Current theories of planetary formation do not allow for the accretion of Uranus and Neptune in their present positions.[2] The protoplanetary disk was too diffuse and the time scales too long[3] for them to form via planetesimal accretion before the gas disk dissipated, and numerical models indicate that later accretion would be halted once Pluto-sized planetesimals formed.[4] Although more recent models including pebble accretion allow for faster growth the inward migration of the planets due to interactions with the gas disk leave them in closer orbits.[5]

It is now widely accepted that the Solar System was initially more compact and that the outer planets migrated outward to their current positions.[6] The planetesimal-driven migration of the outer planets was first described in 1984 by Fernandez and Ip.[7] This process is driven by the exchange of angular momentum between the planets and planetesimals originating from an outer disk.[8] Early dynamical models assumed that this migration was smooth. In addition to reproducing the current positions of the outer planets,[9] these models offered explanations for: the populations of resonant objects in the Kuiper belt,[10] the eccentricity of Pluto's orbit,[11] the inclinations of the hot classical Kuiper belt objects and the retention of a scattered disk,[12] and the low mass of Kuiper belt and the location of its outer edge near the 2:1 resonance with Neptune.[13] However, these models failed to reproduce the eccentricities of the outer planets, leaving them with very small eccentricities at the end of the migration.[14]

The original Nice model resolved this problem by beginning with the Jupiter and Saturn inside their 2:1 resonance. Jupiter's and Saturn's eccentricities are excited when, after a period of slow divergent migration, they cross the 2:1 resonance. This destabilizes the outer Solar System and a series of gravitational encounters ensues during which Uranus and Neptune are scattered outward into the planetesimal disk. There they scatter a great number of planetesimals inward accelerating the migration of the planets. The scattering of planetesimals and the sweeping of resonances through the asteroid belt produce a bombardment of the inner planets. In addition to reproducing the positions and eccentricities of the outer planets,[15] the original Nice model provided for the origin of: the Jupiter trojans,[16] and the Neptune trojans;[17] the irregular satellites of Saturn, Uranus, and Neptune;[18] the various populations of trans-Neptunian objects;[19] the magnitude of, and with the right initial conditions, the timing of the Late Heavy Bombardment.[20]
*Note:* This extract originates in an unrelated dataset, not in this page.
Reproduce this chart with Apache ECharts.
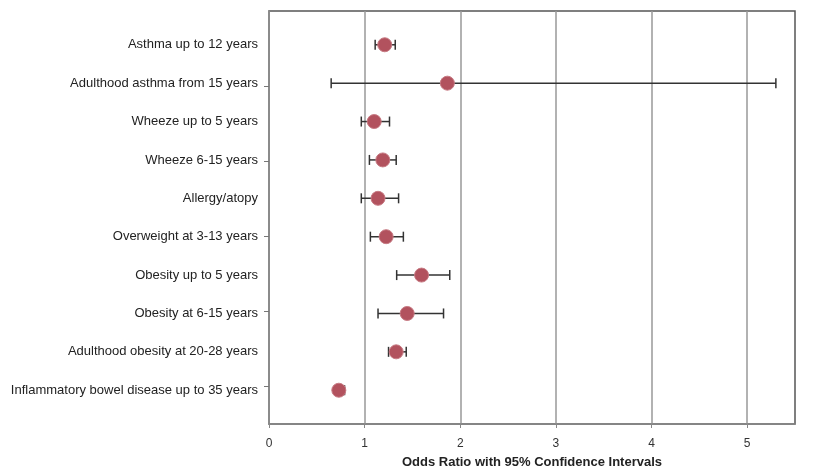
<!DOCTYPE html>
<html>
<head>
<meta charset="utf-8">
<script src="https://cdn.jsdelivr.net/npm/echarts@6/dist/echarts.min.js"></script>
<style>html,body{margin:0;padding:0;background:#fff}#c{width:823px;height:474px}</style>
</head>
<body>
<div id="c"></div>
<script>
var categories = [
  'Asthma up to 12 years',
  'Adulthood asthma from 15 years',
  'Wheeze up to 5 years',
  'Wheeze 6-15 years',
  'Allergy/atopy',
  'Overweight at 3-13 years',
  'Obesity up to 5 years',
  'Obesity at 6-15 years',
  'Adulthood obesity at 20-28 years',
  'Inflammatory bowel disease up to 35 years'
];
var oddsRatio = [1.21, 1.865, 1.10, 1.19, 1.14, 1.225, 1.595, 1.445, 1.33, 0.73];
var ciLow     = [1.11, 0.65, 0.965, 1.05, 0.965, 1.06, 1.335, 1.14, 1.25, 0.70];
var ciHigh    = [1.32, 5.30, 1.26, 1.33, 1.355, 1.405, 1.89, 1.825, 1.435, 0.79];
var xTicks = [0, 1, 2, 3, 4, 5];

var rows = categories.map(function (c, i) { return i + 1; });
var pointData = oddsRatio.map(function (v, i) { return [v, rows[i]]; });
var errData = oddsRatio.map(function (v, i) { return [ciLow[i], ciHigh[i], rows[i]]; });

var chart = echarts.init(document.getElementById('c'), null, {renderer: 'canvas'});
chart.setOption({
  animation: false,
  backgroundColor: '#fff',
  grid: {left: 269, top: 11, right: 28, bottom: 47, show: true, borderColor: '#555', borderWidth: 1.5, backgroundColor: 'transparent'},
  xAxis: {
    type: 'value', min: 0, max: 5.5, interval: 1,
    name: 'Odds Ratio with 95% Confidence Intervals',
    nameLocation: 'middle', nameGap: 32,
    nameTextStyle: {fontFamily: 'Liberation Sans', fontWeight: 'bold', fontSize: 13, color: '#222'},
    axisLine: {show: true, lineStyle: {color: '#888', width: 1.5}},
    axisTick: {show: true, length: 4, customValues: xTicks, lineStyle: {color: '#888', width: 1}},
    axisLabel: {
      customValues: xTicks,
      fontFamily: 'Liberation Sans', fontSize: 12, color: '#333', margin: 14,
      formatter: function (v) { return String(v); }
    },
    splitLine: {show: true, lineStyle: {color: '#999', width: 1.5}}
  },
  yAxis: {
    type: 'value', inverse: true, min: 0.12, max: 10.88,
    axisLine: {show: true, lineStyle: {color: '#888', width: 1.5}},
    axisTick: {show: true, length: 5, customValues: [2.08, 4.04, 6, 7.94, 9.9], lineStyle: {color: '#777', width: 1}},
    axisLabel: {
      customValues: rows,
      fontFamily: 'Liberation Sans', fontSize: 13, color: '#222', margin: 11,
      formatter: function (v) { return categories[Math.round(v) - 1] || ''; }
    },
    splitLine: {show: false}
  },
  series: [
    {
      type: 'custom',
      data: errData,
      z: 2,
      renderItem: function (params, api) {
        var y = api.value(2);
        var a = api.coord([api.value(0), y]);
        var b = api.coord([api.value(1), y]);
        var h = 5;
        var st = {stroke: '#333', lineWidth: 1.5};
        return {
          type: 'group',
          children: [
            {type: 'line', shape: {x1: a[0], y1: a[1], x2: b[0], y2: b[1]}, style: st},
            {type: 'line', shape: {x1: a[0], y1: a[1] - h, x2: a[0], y2: a[1] + h}, style: st},
            {type: 'line', shape: {x1: b[0], y1: b[1] - h, x2: b[0], y2: b[1] + h}, style: st}
          ]
        };
      }
    },
    {
      type: 'scatter',
      data: pointData,
      z: 3,
      symbol: 'circle',
      symbolSize: 14,
      itemStyle: {color: '#b2525e', borderColor: '#c77a83', borderWidth: 1, opacity: 1}
    }
  ]
});
</script>
</body>
</html>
The original Nice model was not without its own problems, however. During Jupiter's and Saturn's divergent migration secular resonances sweep through the inner Solar System. The ν5 secular resonance crosses the orbits of the terrestrial planets exciting their eccentricities.[21] While Jupiter and Saturn slowly approach their 2:1 resonance the eccentricity of Mars reaches values that can result in collisions between planets or in Mars being ejected from the Solar System. Revised versions of the Nice model beginning with the planets in a chain of resonances avoid this slow approach to the 2:1 resonance. However, the eccentricities of Venus and Mercury are typically excited beyond their current values when the ν5 secular resonance crosses their orbits.[22] The orbits of the asteroids are also significantly altered: the ν16 secular resonance excites inclinations and the ν6 secular resonance excites eccentricities removing low-inclination asteroids as they sweep across the asteroid belt. As a result, the surviving asteroid belt is left with a larger fraction of high inclination objects than is currently observed.[23]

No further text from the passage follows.